In New York, Pépin lands a job at Le Pavillon, the most influential French restaurant in the country, and soon meets the three people he calls the “Trinity of Cooking”: Craig Claiborne, food editor of The New York Times; James Beard; and Julia Child. In later years, he partners with Child on a television series, Julia and Jacques Cooking at Home, for which he and Child win a Daytime Emmy in 2001.

While at Le Pavillon, Pépin is courted for the position of “first chef” in the new Kennedy White House, a position he turns down. Instead, he goes to work in the kitchens of Howard Johnson’s hotel and restaurant chain (1960–70) where he learns about mass production, marketing, food chemistry, and American popular food.

In 1974, a near-fatal car accident is the catalyst that pushes Pépin’s life in a different direction as writer, teacher, and ultimately a media star. With his early landmark books on the fundamentals of culinary craft, La Technique (1976) and La Methôde (1978), and television shows, Pépin ushers in a new era in American food culture.

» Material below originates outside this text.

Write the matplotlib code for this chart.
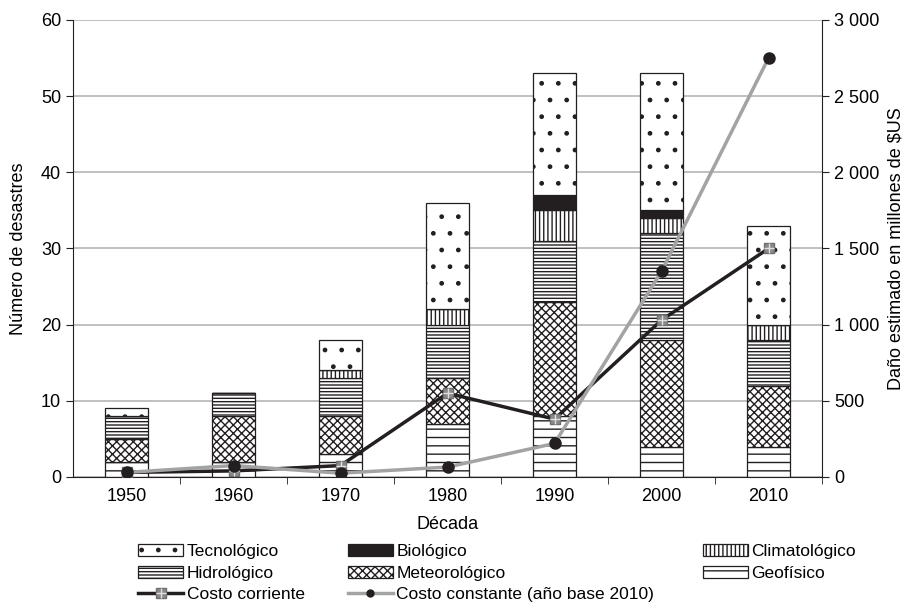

An American citizen for more than half a century, at age 81, Pépin continues to crisscross the country teaching, cooking, speaking, consulting, and enjoying the celebrity generated by 14 television shows, nearly 30 cookbooks, and accolades including the French Legion of Honor, France’s highest honor.

Interviews with Pépin’s wife Gloria and daughter Claudine, culinary stars and media personalities including José Andrés, Daniel Boulud, Anthony Bourdain, Tom Colicchio, Rachael Ray, Marcus Samuelsson and Fareed Zakaria, offer insights about the man, who with his catchphrase “happy cooking” has always emphasized honesty of ingredients, simplicity of approach, and a joy for sharing food with loved ones.

The film is produced and directed by Peter L. Stein, a Peabody Award–winning documentary filmmaker who first started working with Pépin in 1989 as producer of what became Pépin’s landmark public television series Today’s Gourmet, and who went on to oversee seven seasons of cooking programs with Pépin in the ’90s.